Woody Guthrie's only full-length novel, written in 1947, languished in a closet until ferreted out by author Douglas Brinkley and actor Johnny Depp, who edited it and brought it to publication.  The interesting backstory is available in a NY Times story and a very nice piece from NPR.

The novel tells a bit of the story of the dirt-poor,  farming couple Tike and Ella May Hamlin.  Tike and Ella May are struggling to make a home for themselves, struggling against the harsh midwest dustbowl conditions and the even harsher exploitation of bankers, politicians and landowners.

The book is one of the most interesting, least interesting books I have ever read.  It falls into the category of least interesting because there is very little plot - essentially nothing happens for 150 pages, until the story of Ella May's childbirth is told - which ends the book.  The cornerstone of the book is the dream of building a house of earth - one made from the very earth they live on, out of adobe bricks, as described in a government pamphlet that never leaves Tike's body.  The thick, solid walls of the house of earth would provide protection against the elements  - and also insulation from the exploiters, as it could be built at little cost, through their own labor.  At the conclusion of the book, the house of earth remains a dream, though perhaps one that could be realized in the future.
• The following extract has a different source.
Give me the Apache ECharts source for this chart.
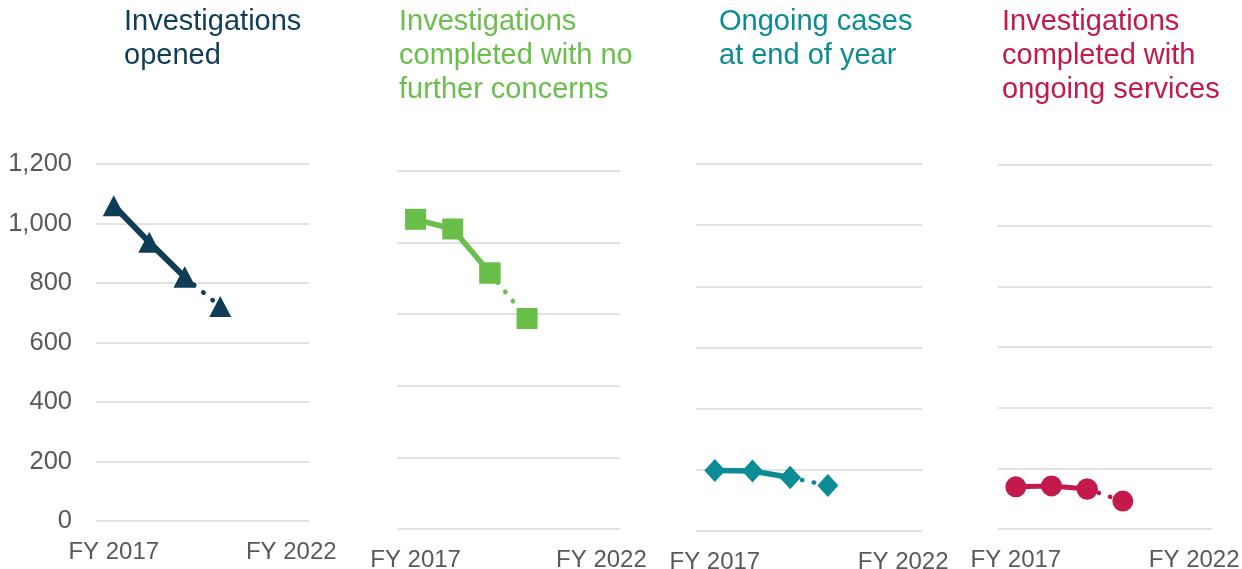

Of least interesting books, though, House of Earth is one of the most interesting!  The voice of Woody Guthrie is very distinctive - descriptive words and events are strung together in near rhyming, streams of consciousness - and these drones of words sometimes convey powerful emotions or evocative portraits of the land and life of Tike and Ella May.  It is also surprising that the 1947 book is very frank, sexually.  Not lurid, but definitely earthy and very human.  Interestingly, one of the thousands of songs written by Woody Guthrie is entitled House of Earth - and this song asserts that prostitutes play a valuable role:

Come here to my house of good rich earth if you
Would like me teach your wife a thing or two.

Monday, December 23, 2013

The Man of Two Tribes and The Will of the Tribe

Finished two more enjoyable Napoleon Bonaparte mysteries.  The Man of Two Tribes was quite interesting, but the mystery was thin, so it was really more of an adventure tale than a detective story. Bony is called to investigate the baffling disappearance of a woman, recently acquitted of murdering her husband.  His investigation leads him to become trapped in an unusual colony comprising the Released Murderers Institute.  Bony quickly deduces who has entrapped him and these other very interesting characters, so the story focuses largely on the fascinating psychology of the fellow prisoners and the group's effort to escape rather than the unraveling of a mystery.   Interesting and pleasant, but lacking the driving force of the better Bony mysteries.

The Will of the Tribe was a stronger mystery, though the solution ended up being more of a deus ex machina rather than following from the initial facts and suspects.  Still, the story centered around a cultured aboriginal girl, adopted and educated by an Australian family, who ends up facing conflicting pulls from her adoptive family and loyalty to her tribe - highly intriguing and worth reading.